--- begin ---

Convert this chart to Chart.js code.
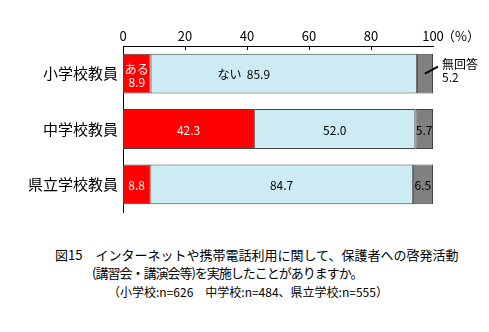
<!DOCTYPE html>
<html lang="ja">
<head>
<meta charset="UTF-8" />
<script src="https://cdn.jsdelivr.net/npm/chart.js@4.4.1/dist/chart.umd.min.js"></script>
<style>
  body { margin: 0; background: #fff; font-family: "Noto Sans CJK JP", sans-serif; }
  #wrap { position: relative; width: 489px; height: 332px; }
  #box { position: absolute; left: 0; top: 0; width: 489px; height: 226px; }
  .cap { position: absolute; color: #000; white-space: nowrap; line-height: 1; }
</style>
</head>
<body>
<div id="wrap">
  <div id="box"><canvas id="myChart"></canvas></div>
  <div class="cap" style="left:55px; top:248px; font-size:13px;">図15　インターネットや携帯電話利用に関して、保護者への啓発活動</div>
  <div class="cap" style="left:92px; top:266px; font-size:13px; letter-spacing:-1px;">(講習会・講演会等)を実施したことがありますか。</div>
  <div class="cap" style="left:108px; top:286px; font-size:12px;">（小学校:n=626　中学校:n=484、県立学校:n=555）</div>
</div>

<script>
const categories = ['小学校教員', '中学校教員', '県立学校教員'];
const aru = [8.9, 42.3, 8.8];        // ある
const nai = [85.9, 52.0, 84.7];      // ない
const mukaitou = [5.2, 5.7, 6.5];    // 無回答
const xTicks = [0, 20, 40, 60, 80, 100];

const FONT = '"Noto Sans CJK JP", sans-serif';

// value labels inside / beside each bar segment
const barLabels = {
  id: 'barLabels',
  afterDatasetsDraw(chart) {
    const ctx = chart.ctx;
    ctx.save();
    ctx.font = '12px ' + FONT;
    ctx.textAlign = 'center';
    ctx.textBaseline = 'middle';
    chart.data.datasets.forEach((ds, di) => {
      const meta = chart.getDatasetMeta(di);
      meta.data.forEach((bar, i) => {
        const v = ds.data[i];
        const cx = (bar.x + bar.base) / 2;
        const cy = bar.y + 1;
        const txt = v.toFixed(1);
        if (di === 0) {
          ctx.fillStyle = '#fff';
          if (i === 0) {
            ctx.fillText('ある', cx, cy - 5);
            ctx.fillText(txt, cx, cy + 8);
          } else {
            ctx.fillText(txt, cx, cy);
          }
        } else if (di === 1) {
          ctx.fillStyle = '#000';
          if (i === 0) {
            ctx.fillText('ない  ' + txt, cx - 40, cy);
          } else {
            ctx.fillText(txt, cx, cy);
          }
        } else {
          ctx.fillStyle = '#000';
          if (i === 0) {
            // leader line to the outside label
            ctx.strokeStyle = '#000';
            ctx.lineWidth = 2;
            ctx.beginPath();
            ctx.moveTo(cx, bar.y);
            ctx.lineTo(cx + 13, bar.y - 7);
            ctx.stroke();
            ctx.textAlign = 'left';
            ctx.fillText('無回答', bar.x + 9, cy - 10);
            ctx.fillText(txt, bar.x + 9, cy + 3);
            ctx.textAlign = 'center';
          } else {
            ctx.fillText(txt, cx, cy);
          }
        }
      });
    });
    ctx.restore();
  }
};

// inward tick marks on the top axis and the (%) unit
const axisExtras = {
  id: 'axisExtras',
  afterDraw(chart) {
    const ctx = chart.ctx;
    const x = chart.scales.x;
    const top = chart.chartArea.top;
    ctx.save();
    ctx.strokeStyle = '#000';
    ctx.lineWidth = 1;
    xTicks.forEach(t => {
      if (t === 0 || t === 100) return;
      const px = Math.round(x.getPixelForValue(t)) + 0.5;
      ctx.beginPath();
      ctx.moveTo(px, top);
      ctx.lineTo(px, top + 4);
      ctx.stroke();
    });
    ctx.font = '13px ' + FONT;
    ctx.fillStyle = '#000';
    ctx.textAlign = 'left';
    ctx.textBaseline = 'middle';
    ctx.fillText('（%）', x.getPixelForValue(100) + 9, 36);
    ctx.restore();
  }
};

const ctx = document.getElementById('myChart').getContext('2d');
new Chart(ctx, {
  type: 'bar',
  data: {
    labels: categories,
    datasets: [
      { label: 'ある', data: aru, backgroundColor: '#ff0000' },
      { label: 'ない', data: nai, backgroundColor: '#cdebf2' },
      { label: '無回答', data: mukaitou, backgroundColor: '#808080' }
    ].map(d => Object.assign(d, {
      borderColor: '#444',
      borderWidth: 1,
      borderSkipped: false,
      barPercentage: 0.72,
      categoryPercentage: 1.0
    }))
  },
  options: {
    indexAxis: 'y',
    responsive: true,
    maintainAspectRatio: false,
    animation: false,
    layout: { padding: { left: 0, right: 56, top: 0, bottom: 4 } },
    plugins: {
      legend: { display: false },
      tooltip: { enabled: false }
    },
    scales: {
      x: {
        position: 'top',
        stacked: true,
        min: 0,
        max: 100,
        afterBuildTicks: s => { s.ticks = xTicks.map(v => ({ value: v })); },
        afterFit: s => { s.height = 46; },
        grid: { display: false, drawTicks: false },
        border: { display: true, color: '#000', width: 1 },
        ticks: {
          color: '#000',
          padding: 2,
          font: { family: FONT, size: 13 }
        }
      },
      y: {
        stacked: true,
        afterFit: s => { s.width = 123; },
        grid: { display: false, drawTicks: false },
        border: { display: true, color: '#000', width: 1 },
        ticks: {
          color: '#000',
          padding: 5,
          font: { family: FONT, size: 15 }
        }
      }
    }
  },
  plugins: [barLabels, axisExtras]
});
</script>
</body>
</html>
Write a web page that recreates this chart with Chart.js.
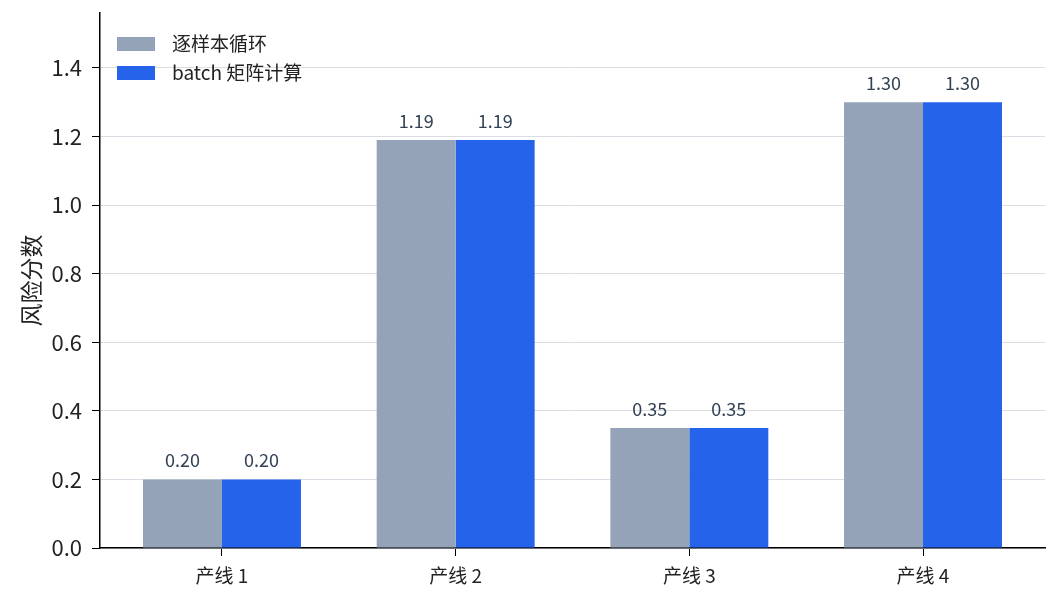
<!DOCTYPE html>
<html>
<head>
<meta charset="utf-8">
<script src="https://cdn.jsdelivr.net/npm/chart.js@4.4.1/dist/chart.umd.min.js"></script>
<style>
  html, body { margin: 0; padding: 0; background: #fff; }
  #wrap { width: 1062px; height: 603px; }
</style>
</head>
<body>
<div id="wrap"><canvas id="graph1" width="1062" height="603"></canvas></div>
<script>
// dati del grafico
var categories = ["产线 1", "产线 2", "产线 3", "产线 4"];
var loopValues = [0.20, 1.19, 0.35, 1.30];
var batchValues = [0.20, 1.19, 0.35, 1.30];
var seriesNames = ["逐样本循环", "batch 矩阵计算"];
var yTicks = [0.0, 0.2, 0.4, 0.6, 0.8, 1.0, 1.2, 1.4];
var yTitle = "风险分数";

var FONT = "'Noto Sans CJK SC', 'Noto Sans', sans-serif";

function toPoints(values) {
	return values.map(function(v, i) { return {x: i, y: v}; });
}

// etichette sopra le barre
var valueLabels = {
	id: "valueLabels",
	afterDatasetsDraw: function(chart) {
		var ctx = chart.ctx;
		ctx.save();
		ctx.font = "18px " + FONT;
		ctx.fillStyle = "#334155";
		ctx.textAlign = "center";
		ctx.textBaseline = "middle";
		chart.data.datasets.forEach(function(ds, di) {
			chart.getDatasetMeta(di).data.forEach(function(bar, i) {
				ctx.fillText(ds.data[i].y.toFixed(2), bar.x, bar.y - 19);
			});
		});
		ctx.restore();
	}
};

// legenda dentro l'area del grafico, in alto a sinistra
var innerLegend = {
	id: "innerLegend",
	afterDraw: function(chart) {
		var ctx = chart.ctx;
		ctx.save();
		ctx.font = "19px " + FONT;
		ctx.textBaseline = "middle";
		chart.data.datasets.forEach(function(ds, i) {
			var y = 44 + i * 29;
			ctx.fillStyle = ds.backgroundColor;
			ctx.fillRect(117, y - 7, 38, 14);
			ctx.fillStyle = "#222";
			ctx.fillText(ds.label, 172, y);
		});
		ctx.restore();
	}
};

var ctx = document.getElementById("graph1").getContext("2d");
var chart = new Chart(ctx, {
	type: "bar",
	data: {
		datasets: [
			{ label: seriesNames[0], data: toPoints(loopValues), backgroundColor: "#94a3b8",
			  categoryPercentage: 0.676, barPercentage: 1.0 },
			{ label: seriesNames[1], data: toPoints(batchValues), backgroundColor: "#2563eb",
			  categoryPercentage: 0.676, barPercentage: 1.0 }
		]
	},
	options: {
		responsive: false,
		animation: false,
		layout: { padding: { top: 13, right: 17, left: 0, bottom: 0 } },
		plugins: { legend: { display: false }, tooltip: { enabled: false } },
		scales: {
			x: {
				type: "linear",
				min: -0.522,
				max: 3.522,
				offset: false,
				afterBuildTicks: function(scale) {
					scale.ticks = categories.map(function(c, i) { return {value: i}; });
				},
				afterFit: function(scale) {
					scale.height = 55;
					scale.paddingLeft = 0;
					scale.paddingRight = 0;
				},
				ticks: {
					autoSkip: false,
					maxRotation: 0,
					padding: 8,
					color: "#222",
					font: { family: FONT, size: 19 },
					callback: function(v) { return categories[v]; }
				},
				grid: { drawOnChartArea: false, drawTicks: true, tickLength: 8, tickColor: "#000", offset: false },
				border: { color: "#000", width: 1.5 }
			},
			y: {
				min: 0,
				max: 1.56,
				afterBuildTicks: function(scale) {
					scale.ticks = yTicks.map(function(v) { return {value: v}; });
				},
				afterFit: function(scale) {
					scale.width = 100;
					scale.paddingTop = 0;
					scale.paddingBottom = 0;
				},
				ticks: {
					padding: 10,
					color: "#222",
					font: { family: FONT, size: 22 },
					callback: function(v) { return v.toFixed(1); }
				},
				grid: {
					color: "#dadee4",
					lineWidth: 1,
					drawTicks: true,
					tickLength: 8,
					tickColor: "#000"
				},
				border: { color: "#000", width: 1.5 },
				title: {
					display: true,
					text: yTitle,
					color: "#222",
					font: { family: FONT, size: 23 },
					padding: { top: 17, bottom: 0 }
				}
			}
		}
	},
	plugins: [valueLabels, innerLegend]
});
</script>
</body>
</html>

--- end ---

(Exercise details): Copy all lines of the material above where the string "this" occurs.

(Expected output):
Convert this chart to Chart.js code.
Write a web page that recreates this chart with Chart.js.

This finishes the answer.